For the third time he's succeeded in getting his photograph displayed in a prominent spot.
"The Buddy Walk in New York City asks for photos of children and adults with Down syndrome doing various things and so we submitted Austin's picture of surfing and they chose it and it will be aired on the big screen in Times Square in September," Missy explained.
His picture was picked from more than 1,100 submissions. The National Down Syndrome Society's annual Times Square Video presentation will feature about 200 pictures of people with Down syndrome.
That exposure is just another highlight for a child whose parents refuse to lower their expectations.
"It's not just us," Greg said. "We have tons of friends and teachers and people who have been involved in his life so it's a group effort. And I think that's the part to convey to people is to go get that group. Go get the friends. Keep everybody involved."
They're raising a little boy with a big heart.
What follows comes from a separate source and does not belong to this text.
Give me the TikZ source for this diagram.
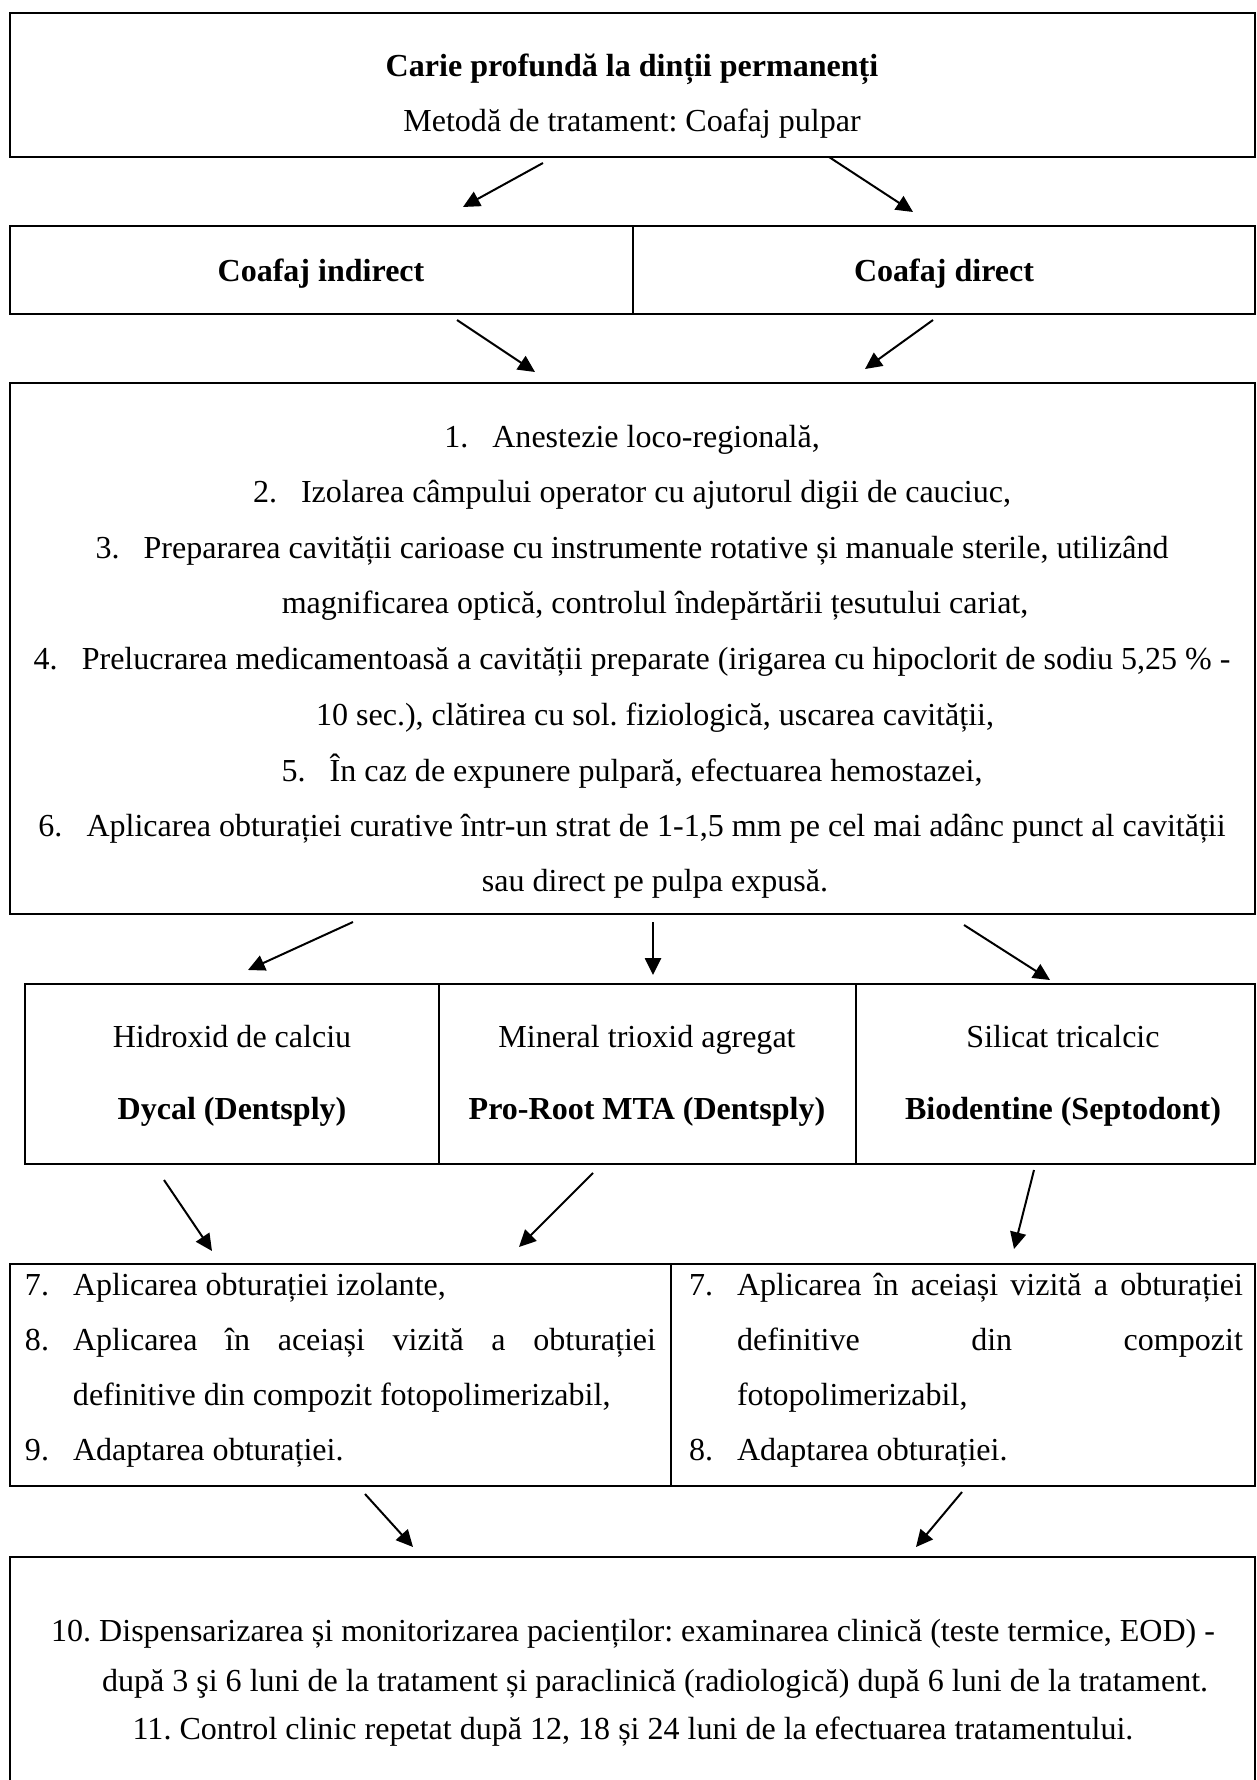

"He has the most incredible personality that just takes charge. Experiences from seeing an elderly lady in a restaurant that's sitting by herself and he just randomly walks up and gives them a hug to shaking some man's hand that's just wandering around to he just knows how to brighten up a room. That's the best part," Greg said.
Austin might say the best part is being on the water surfing.
Knoxville's own Buddy Walk is October 13 at World's Fair Park.